Exercise goal>
Write out the material again word for word, dropping any images it holds.

[BEGIN Stored data]

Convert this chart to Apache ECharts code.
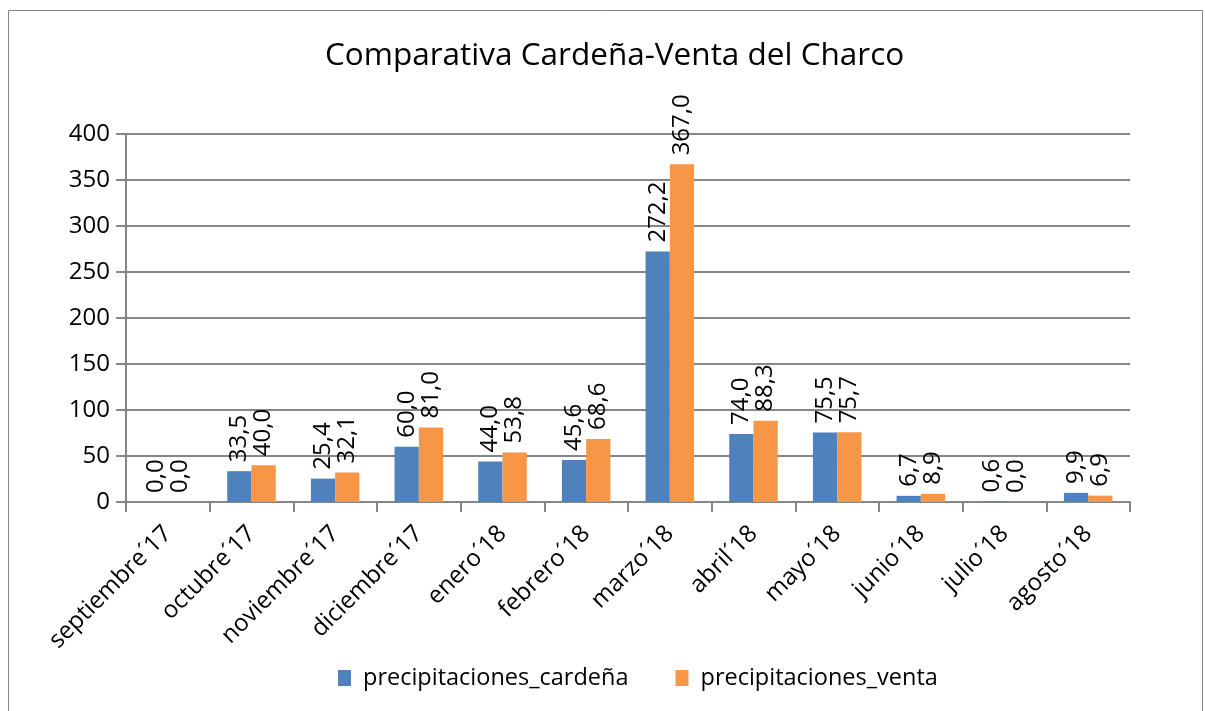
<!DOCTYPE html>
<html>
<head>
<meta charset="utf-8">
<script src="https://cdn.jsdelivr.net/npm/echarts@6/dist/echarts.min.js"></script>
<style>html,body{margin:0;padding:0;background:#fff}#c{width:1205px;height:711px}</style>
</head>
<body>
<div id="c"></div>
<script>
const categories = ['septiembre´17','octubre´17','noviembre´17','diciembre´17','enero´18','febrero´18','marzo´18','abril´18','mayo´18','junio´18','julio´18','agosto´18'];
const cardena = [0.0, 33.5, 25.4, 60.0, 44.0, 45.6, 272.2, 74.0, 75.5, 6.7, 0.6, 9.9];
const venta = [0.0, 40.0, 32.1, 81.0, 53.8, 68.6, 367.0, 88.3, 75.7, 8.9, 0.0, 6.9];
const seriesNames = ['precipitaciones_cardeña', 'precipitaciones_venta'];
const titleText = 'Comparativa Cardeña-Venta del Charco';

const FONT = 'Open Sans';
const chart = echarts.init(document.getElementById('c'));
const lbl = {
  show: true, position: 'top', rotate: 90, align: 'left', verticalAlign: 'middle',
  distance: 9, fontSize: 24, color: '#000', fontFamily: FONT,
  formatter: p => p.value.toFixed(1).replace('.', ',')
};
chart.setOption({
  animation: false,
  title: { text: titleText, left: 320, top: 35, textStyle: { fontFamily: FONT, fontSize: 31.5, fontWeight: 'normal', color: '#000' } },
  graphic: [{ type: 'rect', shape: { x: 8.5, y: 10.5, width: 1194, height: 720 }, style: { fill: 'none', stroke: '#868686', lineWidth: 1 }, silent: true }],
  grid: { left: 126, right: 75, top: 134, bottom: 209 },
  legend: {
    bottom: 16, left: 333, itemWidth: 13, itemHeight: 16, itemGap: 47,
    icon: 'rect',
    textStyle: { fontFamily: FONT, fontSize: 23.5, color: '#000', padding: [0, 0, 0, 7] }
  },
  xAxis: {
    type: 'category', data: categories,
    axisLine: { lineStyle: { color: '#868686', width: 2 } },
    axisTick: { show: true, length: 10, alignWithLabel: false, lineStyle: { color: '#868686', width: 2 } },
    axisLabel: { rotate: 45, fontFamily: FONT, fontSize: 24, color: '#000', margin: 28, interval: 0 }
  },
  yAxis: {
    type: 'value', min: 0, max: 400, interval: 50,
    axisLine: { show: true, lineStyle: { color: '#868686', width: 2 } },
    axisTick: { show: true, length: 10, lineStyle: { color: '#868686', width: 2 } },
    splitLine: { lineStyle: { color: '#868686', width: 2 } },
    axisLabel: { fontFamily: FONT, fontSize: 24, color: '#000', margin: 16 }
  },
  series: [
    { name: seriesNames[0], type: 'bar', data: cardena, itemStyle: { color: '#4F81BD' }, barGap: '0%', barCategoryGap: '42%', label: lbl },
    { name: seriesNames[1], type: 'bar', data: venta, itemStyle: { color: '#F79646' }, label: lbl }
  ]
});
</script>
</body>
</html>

[END Stored data]

The answer>
Convert this chart to Apache ECharts code.
<!DOCTYPE html>
<html>
<head>
<meta charset="utf-8">
<script src="https://cdn.jsdelivr.net/npm/echarts@6/dist/echarts.min.js"></script>
<style>html,body{margin:0;padding:0;background:#fff}#c{width:1205px;height:711px}</style>
</head>
<body>
<div id="c"></div>
<script>
const categories = ['septiembre´17','octubre´17','noviembre´17','diciembre´17','enero´18','febrero´18','marzo´18','abril´18','mayo´18','junio´18','julio´18','agosto´18'];
const cardena = [0.0, 33.5, 25.4, 60.0, 44.0, 45.6, 272.2, 74.0, 75.5, 6.7, 0.6, 9.9];
const venta = [0.0, 40.0, 32.1, 81.0, 53.8, 68.6, 367.0, 88.3, 75.7, 8.9, 0.0, 6.9];
const seriesNames = ['precipitaciones_cardeña', 'precipitaciones_venta'];
const titleText = 'Comparativa Cardeña-Venta del Charco';

const FONT = 'Open Sans';
const chart = echarts.init(document.getElementById('c'));
const lbl = {
  show: true, position: 'top', rotate: 90, align: 'left', verticalAlign: 'middle',
  distance: 9, fontSize: 24, color: '#000', fontFamily: FONT,
  formatter: p => p.value.toFixed(1).replace('.', ',')
};
chart.setOption({
  animation: false,
  title: { text: titleText, left: 320, top: 35, textStyle: { fontFamily: FONT, fontSize: 31.5, fontWeight: 'normal', color: '#000' } },
  graphic: [{ type: 'rect', shape: { x: 8.5, y: 10.5, width: 1194, height: 720 }, style: { fill: 'none', stroke: '#868686', lineWidth: 1 }, silent: true }],
  grid: { left: 126, right: 75, top: 134, bottom: 209 },
  legend: {
    bottom: 16, left: 333, itemWidth: 13, itemHeight: 16, itemGap: 47,
    icon: 'rect',
    textStyle: { fontFamily: FONT, fontSize: 23.5, color: '#000', padding: [0, 0, 0, 7] }
  },
  xAxis: {
    type: 'category', data: categories,
    axisLine: { lineStyle: { color: '#868686', width: 2 } },
    axisTick: { show: true, length: 10, alignWithLabel: false, lineStyle: { color: '#868686', width: 2 } },
    axisLabel: { rotate: 45, fontFamily: FONT, fontSize: 24, color: '#000', margin: 28, interval: 0 }
  },
  yAxis: {
    type: 'value', min: 0, max: 400, interval: 50,
    axisLine: { show: true, lineStyle: { color: '#868686', width: 2 } },
    axisTick: { show: true, length: 10, lineStyle: { color: '#868686', width: 2 } },
    splitLine: { lineStyle: { color: '#868686', width: 2 } },
    axisLabel: { fontFamily: FONT, fontSize: 24, color: '#000', margin: 16 }
  },
  series: [
    { name: seriesNames[0], type: 'bar', data: cardena, itemStyle: { color: '#4F81BD' }, barGap: '0%', barCategoryGap: '42%', label: lbl },
    { name: seriesNames[1], type: 'bar', data: venta, itemStyle: { color: '#F79646' }, label: lbl }
  ]
});
</script>
</body>
</html>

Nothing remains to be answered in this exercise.